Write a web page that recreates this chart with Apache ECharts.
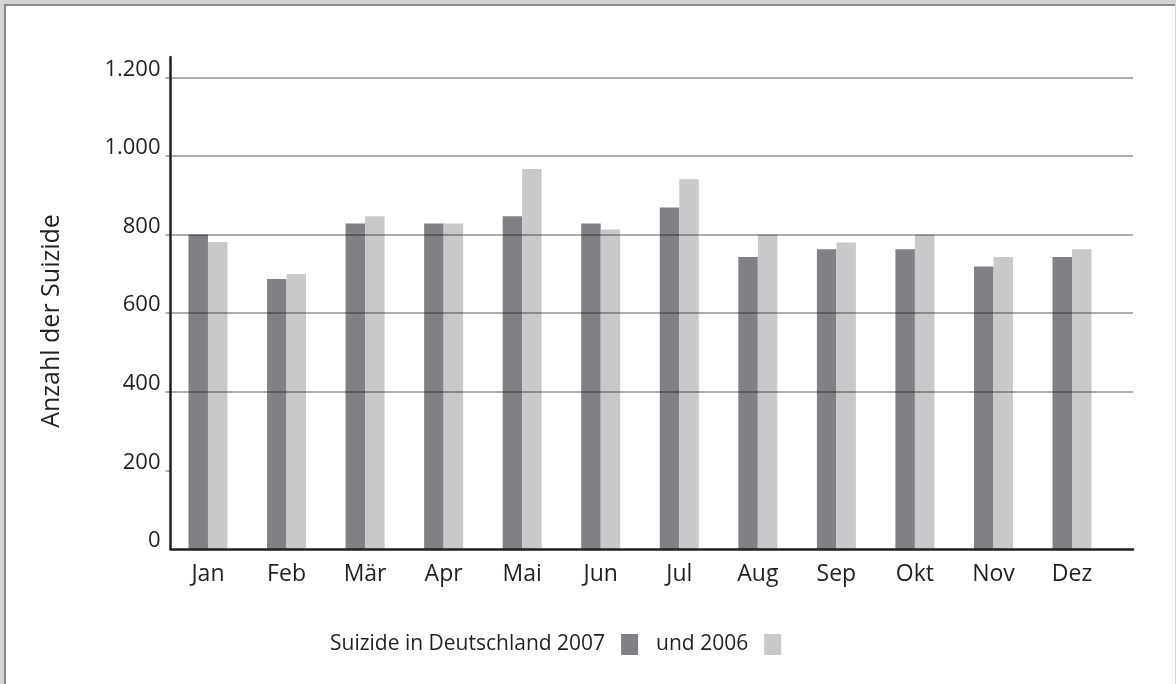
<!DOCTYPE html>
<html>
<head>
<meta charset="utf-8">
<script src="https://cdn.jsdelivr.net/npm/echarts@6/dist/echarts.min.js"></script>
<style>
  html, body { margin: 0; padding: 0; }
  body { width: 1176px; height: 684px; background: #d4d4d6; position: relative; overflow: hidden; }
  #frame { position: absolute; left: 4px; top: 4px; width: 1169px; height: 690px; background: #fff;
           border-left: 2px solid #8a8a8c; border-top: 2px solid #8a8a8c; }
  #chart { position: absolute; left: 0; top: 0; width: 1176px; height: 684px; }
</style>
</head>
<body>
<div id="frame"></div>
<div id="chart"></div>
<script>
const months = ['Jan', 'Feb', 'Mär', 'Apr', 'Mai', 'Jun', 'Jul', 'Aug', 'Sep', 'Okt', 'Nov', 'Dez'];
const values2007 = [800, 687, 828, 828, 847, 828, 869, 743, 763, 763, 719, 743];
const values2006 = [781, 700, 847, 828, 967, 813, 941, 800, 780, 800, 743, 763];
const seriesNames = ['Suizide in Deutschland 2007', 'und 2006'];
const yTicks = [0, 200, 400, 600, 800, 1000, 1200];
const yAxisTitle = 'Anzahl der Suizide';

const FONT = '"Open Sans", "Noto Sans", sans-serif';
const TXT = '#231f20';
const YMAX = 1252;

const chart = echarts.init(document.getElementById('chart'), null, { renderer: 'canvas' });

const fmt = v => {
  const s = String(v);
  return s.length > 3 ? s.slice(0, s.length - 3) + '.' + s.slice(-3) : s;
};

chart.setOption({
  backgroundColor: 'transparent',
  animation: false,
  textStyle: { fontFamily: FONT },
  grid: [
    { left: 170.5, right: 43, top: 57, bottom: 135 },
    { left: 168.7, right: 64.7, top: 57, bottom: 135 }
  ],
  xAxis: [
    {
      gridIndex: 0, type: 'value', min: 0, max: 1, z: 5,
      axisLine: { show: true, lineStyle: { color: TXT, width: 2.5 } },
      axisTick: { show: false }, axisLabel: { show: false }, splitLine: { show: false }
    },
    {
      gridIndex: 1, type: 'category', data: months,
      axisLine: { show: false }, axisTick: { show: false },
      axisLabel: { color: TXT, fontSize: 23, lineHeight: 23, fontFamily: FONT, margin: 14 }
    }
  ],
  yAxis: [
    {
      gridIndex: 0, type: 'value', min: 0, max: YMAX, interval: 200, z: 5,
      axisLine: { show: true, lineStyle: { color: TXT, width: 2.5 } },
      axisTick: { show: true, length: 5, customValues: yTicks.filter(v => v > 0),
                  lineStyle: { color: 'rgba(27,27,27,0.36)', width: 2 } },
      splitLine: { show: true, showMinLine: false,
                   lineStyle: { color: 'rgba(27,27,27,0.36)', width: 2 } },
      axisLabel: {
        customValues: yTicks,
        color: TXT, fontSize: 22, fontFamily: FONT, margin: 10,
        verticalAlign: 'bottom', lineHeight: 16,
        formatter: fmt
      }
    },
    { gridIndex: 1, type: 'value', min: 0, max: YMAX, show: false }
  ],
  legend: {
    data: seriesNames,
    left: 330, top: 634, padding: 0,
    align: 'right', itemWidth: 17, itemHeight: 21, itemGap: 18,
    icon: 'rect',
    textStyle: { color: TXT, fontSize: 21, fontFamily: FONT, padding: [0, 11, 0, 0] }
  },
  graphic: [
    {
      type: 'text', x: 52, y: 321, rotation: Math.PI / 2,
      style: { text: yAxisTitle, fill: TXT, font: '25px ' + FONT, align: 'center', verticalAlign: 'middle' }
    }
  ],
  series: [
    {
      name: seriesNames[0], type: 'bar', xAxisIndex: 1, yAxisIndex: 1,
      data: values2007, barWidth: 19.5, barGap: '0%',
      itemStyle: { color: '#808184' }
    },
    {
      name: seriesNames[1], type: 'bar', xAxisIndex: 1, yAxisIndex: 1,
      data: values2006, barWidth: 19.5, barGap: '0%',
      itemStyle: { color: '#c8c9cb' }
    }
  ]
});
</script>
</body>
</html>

## Prompt:
Repeat the data above exactly, but not the pictures.

## Result for this task:
Write a web page that recreates this chart with Apache ECharts.
<!DOCTYPE html>
<html>
<head>
<meta charset="utf-8">
<script src="https://cdn.jsdelivr.net/npm/echarts@6/dist/echarts.min.js"></script>
<style>
  html, body { margin: 0; padding: 0; }
  body { width: 1176px; height: 684px; background: #d4d4d6; position: relative; overflow: hidden; }
  #frame { position: absolute; left: 4px; top: 4px; width: 1169px; height: 690px; background: #fff;
           border-left: 2px solid #8a8a8c; border-top: 2px solid #8a8a8c; }
  #chart { position: absolute; left: 0; top: 0; width: 1176px; height: 684px; }
</style>
</head>
<body>
<div id="frame"></div>
<div id="chart"></div>
<script>
const months = ['Jan', 'Feb', 'Mär', 'Apr', 'Mai', 'Jun', 'Jul', 'Aug', 'Sep', 'Okt', 'Nov', 'Dez'];
const values2007 = [800, 687, 828, 828, 847, 828, 869, 743, 763, 763, 719, 743];
const values2006 = [781, 700, 847, 828, 967, 813, 941, 800, 780, 800, 743, 763];
const seriesNames = ['Suizide in Deutschland 2007', 'und 2006'];
const yTicks = [0, 200, 400, 600, 800, 1000, 1200];
const yAxisTitle = 'Anzahl der Suizide';

const FONT = '"Open Sans", "Noto Sans", sans-serif';
const TXT = '#231f20';
const YMAX = 1252;

const chart = echarts.init(document.getElementById('chart'), null, { renderer: 'canvas' });

const fmt = v => {
  const s = String(v);
  return s.length > 3 ? s.slice(0, s.length - 3) + '.' + s.slice(-3) : s;
};

chart.setOption({
  backgroundColor: 'transparent',
  animation: false,
  textStyle: { fontFamily: FONT },
  grid: [
    { left: 170.5, right: 43, top: 57, bottom: 135 },
    { left: 168.7, right: 64.7, top: 57, bottom: 135 }
  ],
  xAxis: [
    {
      gridIndex: 0, type: 'value', min: 0, max: 1, z: 5,
      axisLine: { show: true, lineStyle: { color: TXT, width: 2.5 } },
      axisTick: { show: false }, axisLabel: { show: false }, splitLine: { show: false }
    },
    {
      gridIndex: 1, type: 'category', data: months,
      axisLine: { show: false }, axisTick: { show: false },
      axisLabel: { color: TXT, fontSize: 23, lineHeight: 23, fontFamily: FONT, margin: 14 }
    }
  ],
  yAxis: [
    {
      gridIndex: 0, type: 'value', min: 0, max: YMAX, interval: 200, z: 5,
      axisLine: { show: true, lineStyle: { color: TXT, width: 2.5 } },
      axisTick: { show: true, length: 5, customValues: yTicks.filter(v => v > 0),
                  lineStyle: { color: 'rgba(27,27,27,0.36)', width: 2 } },
      splitLine: { show: true, showMinLine: false,
                   lineStyle: { color: 'rgba(27,27,27,0.36)', width: 2 } },
      axisLabel: {
        customValues: yTicks,
        color: TXT, fontSize: 22, fontFamily: FONT, margin: 10,
        verticalAlign: 'bottom', lineHeight: 16,
        formatter: fmt
      }
    },
    { gridIndex: 1, type: 'value', min: 0, max: YMAX, show: false }
  ],
  legend: {
    data: seriesNames,
    left: 330, top: 634, padding: 0,
    align: 'right', itemWidth: 17, itemHeight: 21, itemGap: 18,
    icon: 'rect',
    textStyle: { color: TXT, fontSize: 21, fontFamily: FONT, padding: [0, 11, 0, 0] }
  },
  graphic: [
    {
      type: 'text', x: 52, y: 321, rotation: Math.PI / 2,
      style: { text: yAxisTitle, fill: TXT, font: '25px ' + FONT, align: 'center', verticalAlign: 'middle' }
    }
  ],
  series: [
    {
      name: seriesNames[0], type: 'bar', xAxisIndex: 1, yAxisIndex: 1,
      data: values2007, barWidth: 19.5, barGap: '0%',
      itemStyle: { color: '#808184' }
    },
    {
      name: seriesNames[1], type: 'bar', xAxisIndex: 1, yAxisIndex: 1,
      data: values2006, barWidth: 19.5, barGap: '0%',
      itemStyle: { color: '#c8c9cb' }
    }
  ]
});
</script>
</body>
</html>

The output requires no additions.